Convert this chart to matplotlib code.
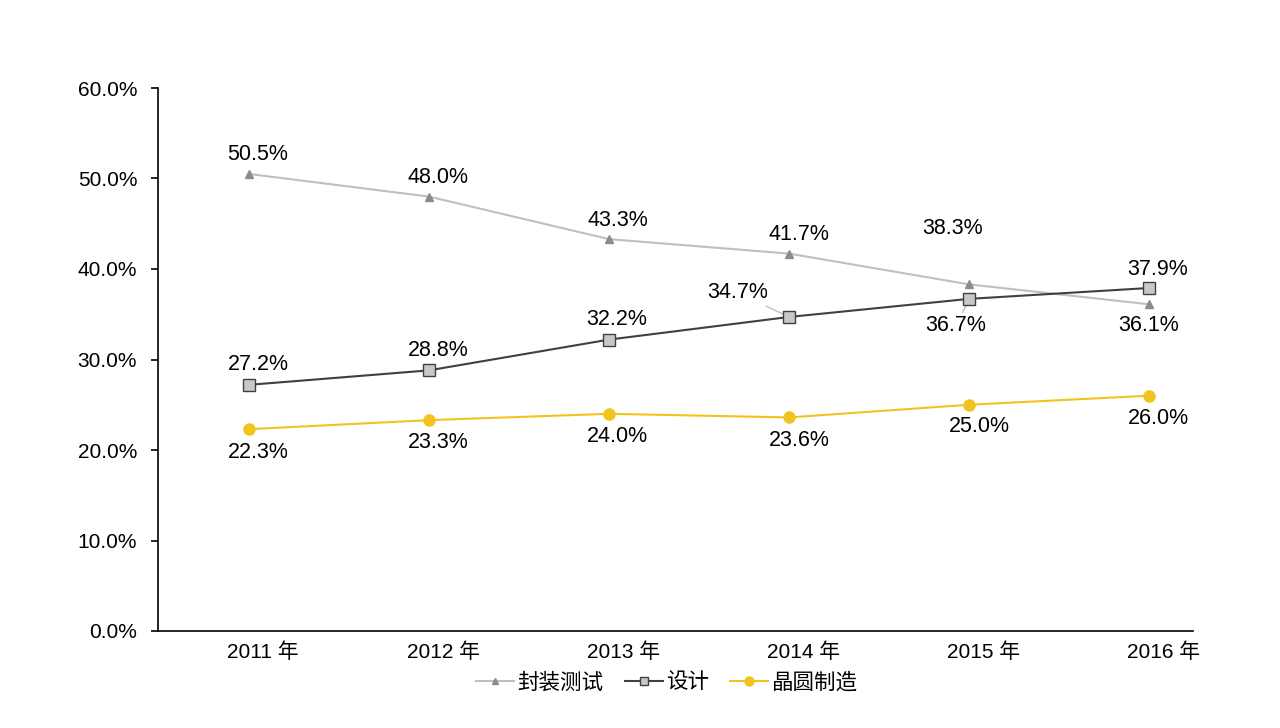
import matplotlib
matplotlib.use("Agg")
import matplotlib.pyplot as plt
import matplotlib.transforms as mtransforms
from matplotlib.ticker import FuncFormatter

plt.rcParams["font.family"] = ["Liberation Sans", "Noto Sans CJK SC"]

# %% Data

years = ["2011 年", "2012 年", "2013 年", "2014 年", "2015 年", "2016 年"]
packaging = [50.5, 48.0, 43.3, 41.7, 38.3, 36.1]   # 封装测试
design = [27.2, 28.8, 32.2, 34.7, 36.7, 37.9]      # 设计
wafer = [22.3, 23.3, 24.0, 23.6, 25.0, 26.0]       # 晶圆制造

# label offsets in pixels (dx, dy), positive dy = up
pack_offsets = [(9, 19), (9, 19), (9, 19), (10, 19), (-17, 56), (0, -21)]
design_offsets = [(9, 20), (9, 20), (8, 20), (-51, 24), (-13, -27), (9, 19)]
wafer_offsets = [(9, -23), (9, -22), (8, -23), (10, -23), (10, -22), (9, -23)]

# %% Plot

fig = plt.figure(figsize=(12.8, 7.28), dpi=100)
ax = fig.add_axes([158 / 1280, 1 - 631 / 728, 1035 / 1280, 543 / 728])

x = list(range(len(years)))
ax.plot(x, packaging, color="#BFBFBF", lw=1.5, marker="^", ms=6,
        mfc="#8C8C8C", mec="#8C8C8C", label="封装测试", zorder=3)
ax.plot(x, design, color="#404040", lw=1.5, marker="s", ms=8,
        mfc="#C8C8C8", mec="#404040", mew=1.0, label="设计", zorder=4)
ax.plot(x, wafer, color="#F2C31C", lw=1.5, marker="o", ms=8,
        mfc="#F2C31C", mec="#F2C31C", label="晶圆制造", zorder=3)

ax.set_xlim(-0.506, 5.244)
ax.set_ylim(0, 60)
ax.set_yticks([0, 10, 20, 30, 40, 50, 60])
ax.yaxis.set_major_formatter(FuncFormatter(lambda v, p: f"{v:.1f}%"))
ax.set_xticks(x)
ax.set_xticklabels(years)

for side in ["top", "right"]:
    ax.spines[side].set_visible(False)
ax.spines["left"].set_linewidth(1.2)
ax.spines["bottom"].set_linewidth(1.2)
ax.tick_params(axis="y", length=5, width=1.2, pad=10, labelsize=15, colors="black")
ax.tick_params(axis="x", length=0, pad=8, labelsize=15)

shift = mtransforms.ScaledTranslation(14 / 100, 0, fig.dpi_scale_trans)
for lbl in ax.get_xticklabels():
    lbl.set_transform(lbl.get_transform() + shift)


def add_labels(values, offsets, leader_idx=()):
    for i, (v, (dx, dy)) in enumerate(zip(values, offsets)):
        arrow = None
        if i in leader_idx:
            arrow = dict(arrowstyle="-", color="#BFBFBF", lw=1.0, shrinkA=0, shrinkB=2)
        ax.annotate(f"{v:.1f}%", xy=(i, v), xytext=(dx, dy),
                    textcoords="offset pixels", ha="center", va="center",
                    fontsize=15.5, color="black", arrowprops=arrow, zorder=2)


add_labels(packaging, pack_offsets)
add_labels(design, design_offsets, leader_idx=(3, 4))
add_labels(wafer, wafer_offsets)

fig.legend(loc="center", bbox_to_anchor=(0.521, 1 - 683 / 728), ncol=3,
           frameon=False, fontsize=15.5, handlelength=1.75, handletextpad=0.15,
           columnspacing=1.0, markerscale=0.8)

fig.savefig("out.png", dpi=100, facecolor="white")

__________

Problem to solve =>
Copy the material shown above in full and exactly. Skip the pictures.

Right answer =>
Convert this chart to matplotlib code.
import matplotlib
matplotlib.use("Agg")
import matplotlib.pyplot as plt
import matplotlib.transforms as mtransforms
from matplotlib.ticker import FuncFormatter

plt.rcParams["font.family"] = ["Liberation Sans", "Noto Sans CJK SC"]

# %% Data

years = ["2011 年", "2012 年", "2013 年", "2014 年", "2015 年", "2016 年"]
packaging = [50.5, 48.0, 43.3, 41.7, 38.3, 36.1]   # 封装测试
design = [27.2, 28.8, 32.2, 34.7, 36.7, 37.9]      # 设计
wafer = [22.3, 23.3, 24.0, 23.6, 25.0, 26.0]       # 晶圆制造

# label offsets in pixels (dx, dy), positive dy = up
pack_offsets = [(9, 19), (9, 19), (9, 19), (10, 19), (-17, 56), (0, -21)]
design_offsets = [(9, 20), (9, 20), (8, 20), (-51, 24), (-13, -27), (9, 19)]
wafer_offsets = [(9, -23), (9, -22), (8, -23), (10, -23), (10, -22), (9, -23)]

# %% Plot

fig = plt.figure(figsize=(12.8, 7.28), dpi=100)
ax = fig.add_axes([158 / 1280, 1 - 631 / 728, 1035 / 1280, 543 / 728])

x = list(range(len(years)))
ax.plot(x, packaging, color="#BFBFBF", lw=1.5, marker="^", ms=6,
        mfc="#8C8C8C", mec="#8C8C8C", label="封装测试", zorder=3)
ax.plot(x, design, color="#404040", lw=1.5, marker="s", ms=8,
        mfc="#C8C8C8", mec="#404040", mew=1.0, label="设计", zorder=4)
ax.plot(x, wafer, color="#F2C31C", lw=1.5, marker="o", ms=8,
        mfc="#F2C31C", mec="#F2C31C", label="晶圆制造", zorder=3)

ax.set_xlim(-0.506, 5.244)
ax.set_ylim(0, 60)
ax.set_yticks([0, 10, 20, 30, 40, 50, 60])
ax.yaxis.set_major_formatter(FuncFormatter(lambda v, p: f"{v:.1f}%"))
ax.set_xticks(x)
ax.set_xticklabels(years)

for side in ["top", "right"]:
    ax.spines[side].set_visible(False)
ax.spines["left"].set_linewidth(1.2)
ax.spines["bottom"].set_linewidth(1.2)
ax.tick_params(axis="y", length=5, width=1.2, pad=10, labelsize=15, colors="black")
ax.tick_params(axis="x", length=0, pad=8, labelsize=15)

shift = mtransforms.ScaledTranslation(14 / 100, 0, fig.dpi_scale_trans)
for lbl in ax.get_xticklabels():
    lbl.set_transform(lbl.get_transform() + shift)


def add_labels(values, offsets, leader_idx=()):
    for i, (v, (dx, dy)) in enumerate(zip(values, offsets)):
        arrow = None
        if i in leader_idx:
            arrow = dict(arrowstyle="-", color="#BFBFBF", lw=1.0, shrinkA=0, shrinkB=2)
        ax.annotate(f"{v:.1f}%", xy=(i, v), xytext=(dx, dy),
                    textcoords="offset pixels", ha="center", va="center",
                    fontsize=15.5, color="black", arrowprops=arrow, zorder=2)


add_labels(packaging, pack_offsets)
add_labels(design, design_offsets, leader_idx=(3, 4))
add_labels(wafer, wafer_offsets)

fig.legend(loc="center", bbox_to_anchor=(0.521, 1 - 683 / 728), ncol=3,
           frameon=False, fontsize=15.5, handlelength=1.75, handletextpad=0.15,
           columnspacing=1.0, markerscale=0.8)

fig.savefig("out.png", dpi=100, facecolor="white")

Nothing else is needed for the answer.